Instead of declining, the US ISM Services PMI rose to 54.5 in August from 52.7 in July. The report recorded growth in all key parameters – employment, new orders, and even prices. Apparently, increased levels of consumer spending had become the main reason for the rise, but the question of whether consumer activity will remain high in the coming months remains debatable.
The US ISM data contrasts with the rest of the world, as similar gauges in China, the eurozone, and the UK, showed a decline, and the market interprets the results in favor of the US dollar. Take note that the final reading from S&P Global Business on the US services sector PMI was slightly lower than the preliminary one - 50.5 vs. 51.0, which sharply contradicts the ISM readings. This imbalance will be resolved next month.
The Federal Reserve's Beige Book showed that economic and labor market growth slowed in July and August, while many businesses expect wage growth to slow down in the near future. Here, too, we see a discrepancy with the ISM assessment, especially in light of the Fed's policy of restraining consumer demand as one of the key factors in inflation.
The GDPNow model estimate for real GDP growth by the Federal Reserve Bank of Atlanta in the third quarter of 2023 is 5.6 percent on September 6. Take note that this is a very high figure.
In summary, the general fundamental story suggests that the US is still a bit stronger compared to the rest of the world, and this will be the catalyst for the dollar strength, which remains the primary favorite in the currency market.
USD/CADAs anticipated, the Bank of Canada held its key overnight interest rate unchanged at 5%. Therefore, changes in policy are deferred to the next meeting on October 26, where, among other things, forecasts will be updated.

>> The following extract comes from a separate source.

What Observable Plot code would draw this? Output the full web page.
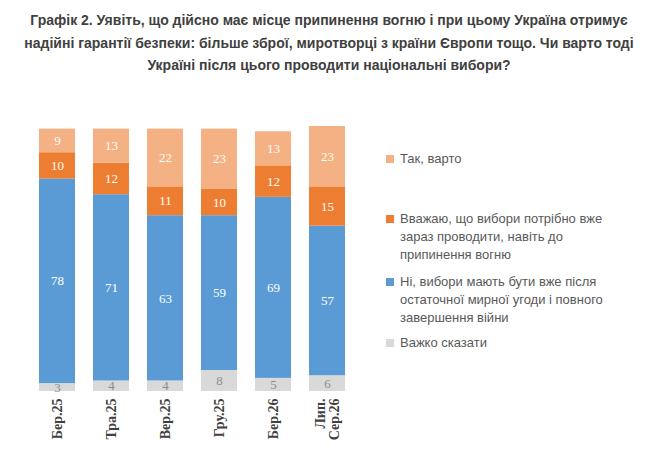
<!DOCTYPE html>
<html><head><meta charset="utf-8">
<script src="https://cdn.jsdelivr.net/npm/d3@7"></script>
<script src="https://cdn.jsdelivr.net/npm/@observablehq/plot@0.6"></script>
<style>
body{margin:0;background:#fff;font-family:Arial,"Liberation Sans",sans-serif;width:658px;height:469px;position:relative;overflow:hidden}
#title{position:absolute;top:9px;left:0;width:658px;text-align:center;font-weight:bold;font-size:14px;line-height:22.5px;color:#404040}
#chart{position:absolute;left:0;top:118px}
.leg{position:absolute;left:386px;font-size:13px;color:#595959;line-height:18px;width:260px}
.leg i{position:absolute;left:0;top:5px;width:8px;height:8px}
.leg span{display:block;padding-left:14px}
</style></head><body>
<div id="title">Графік 2. Уявіть, що дійсно має місце припинення вогню і при цьому Україна отримує<br>надійні гарантії безпеки: більше зброї, миротворці з країни Європи тощо. Чи варто тоді<br>Україні після цього проводити національні вибори?</div>
<div id="chart"></div>
<div class="leg" style="top:150px"><i style="background:#f4b183"></i><span>Так, варто</span></div>
<div class="leg" style="top:210px"><i style="background:#ed7d31"></i><span>Вважаю, що вибори потрібно вже<br>зараз проводити, навіть до<br>припинення вогню</span></div>
<div class="leg" style="top:273px"><i style="background:#5b9bd5"></i><span>Ні, вибори мають бути вже після<br>остаточної мирної угоди і повного<br>завершення війни</span></div>
<div class="leg" style="top:334px"><i style="background:#d9d9d9"></i><span>Важко сказати</span></div>
<script>
const periods=["Бер.25","Тра.25","Вер.25","Гру.25","Бер.26","Лип.-Сер.26"];
const periodLabels=["Бер.25","Тра.25","Вер.25","Гру.25","Бер.26","Лип.\nСер.26"];
const hard=[3,4,4,8,5,6];
const no=[78,71,63,59,69,57];
const now=[10,12,11,10,12,15];
const yes=[9,13,22,23,13,23];
const series=[["Важко сказати",hard,"#d9d9d9","#8c8c8c"],["Ні",no,"#5b9bd5","#fff"],["Вважаю",now,"#ed7d31","#fff"],["Так",yes,"#f4b183","#fff"]];
const data=[];
series.forEach(([s,v,c,t],si)=>periods.forEach((p,i)=>data.push({p,s,si,v:v[i],c,t})));
const stack={x:"p",y:"v",z:"si",order:null};
const chart=Plot.plot({
 width:380,height:340,marginLeft:18,marginRight:14,marginTop:8,marginBottom:67,
 x:{domain:periods,padding:0.34,label:null,axis:null},
 y:{domain:[0,101],axis:null},
 style:{fontFamily:"Arial"},
 marks:[
  Plot.barY(data,Plot.stackY({...stack,fill:"c"})),
  Plot.text(data,Plot.stackY({...stack,y:"v",text:d=>d.v,fill:"t",fontSize:13,fontFamily:"Liberation Serif, serif"})),
  Plot.text(periods,{x:d=>d,text:(d,i)=>periodLabels[i],frameAnchor:"bottom",rotate:-90,textAnchor:"end",lineAnchor:"middle",dy:7,lineHeight:1,
    fontSize:14,fontWeight:"bold",fill:"#404040",fontFamily:"Liberation Serif, serif"})
 ]
});
document.getElementById("chart").append(chart);
</script>
</body></html>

In the accompanying statement for the July 12 meeting, it was stated that the rate was raised due to accumulation of evidence that excess demand and elevated core inflation have proved to be persistent. This time, the wording has been changed to a more neutral tone: "With recent evidence that excess demand in the economy is easing, and given the lagging effects of monetary policy...". This implies that the BoC believes that the measures taken earlier are yielding results and no changes are needed. Only time will tell whether this is really the case, but one thing is clear – the Canadian dollar has become more susceptible to further weakness. At least, concern about the persistently high core inflation was specifically emphasized.
At the moment, the probability of a rate hike in October is estimated at 25%, which is too little for a bullish revision of CAD forecasts.
The net short CAD position increased by 0.3 billion to -1.2 billion over the reporting week, indicating bearish positioning. The price is significantly above the long-term average, and there are no signs of a reversal.
USD/CAD continues to gradually rise. The pair has reached the nearest target that we mentioned in the previous review, and it appears that it will eventually test the upper band of the 1.3700/20 channel. It is likely for the pair to break above the channel, with 1.3857 as the medium-term target. From a technical perspective, after testing the upper band of the channel, we can expect a retracement towards the channel's midpoint. However, fundamental indicators suggest further growth.
USD/JPYThe rapid rise of the USD/JPY pair from below 145 to above 147.5 since the second half of last week triggered verbal intervention from Japanese authorities. Masato Kanda, vice minister of finance for international affairs, told reporters that "we won't rule out any options if speculative moves persist,".
Following this announcement, the USD/JPY pair dropped below 147.50 but eventually rose. The last time Japanese authorities intervened was in October 2022, to the tune of around 62 billion US dollars. If authorities resort to actual intervention, it could limit the USD/JPY's growth in the near future, but it won't change the general direction, as only fundamental reasons like exiting accommodative monetary policy can reverse the pair to the downside.
There's a low probability of such a move in the near term. On Wednesday, a member of the Bank of Japan's board, Takata, stated, "I believe the BoJ must patiently maintain easy policy given very high uncertainty on outlook," Currently, Japan has an ultra-loose monetary policy and the strongest macroeconomic performance in the Western world. Japan's Consumer Price Index is rising and exceeds the target (currently at 3.4% on an annual basis), but it will likely maintain its ultra-easy monetary policy, as it will take more than 12 months to combat structural deflation.
The net short JPY position increased by 0.2 billion over the reporting week, with the speculative bearish imbalance at -8.4 billion. Thus, positioning in the yen remains firmly bearish. The price is above the long-term average, but it lost the momentum, increasing the likelihood of a correction.
The yen has reached the upper band of the bullish channel, and is currently facing an uptrend, and there is no reason to doubt it. At the same time, the price has lost momentum, and in light of the verbal intervention from Japanese authorities, there's a high likelihood of a correction. If the uptrend resumes, the target will be the multi-year high of 151.96, but the closer it gets, the higher the probability of not just verbal but actual currency intervention. It's more likely that Japanese authorities won't allow a rapid yen depreciation, and in the event of intervention, a retreat to the broad support zone of 144/145 is not out of the question.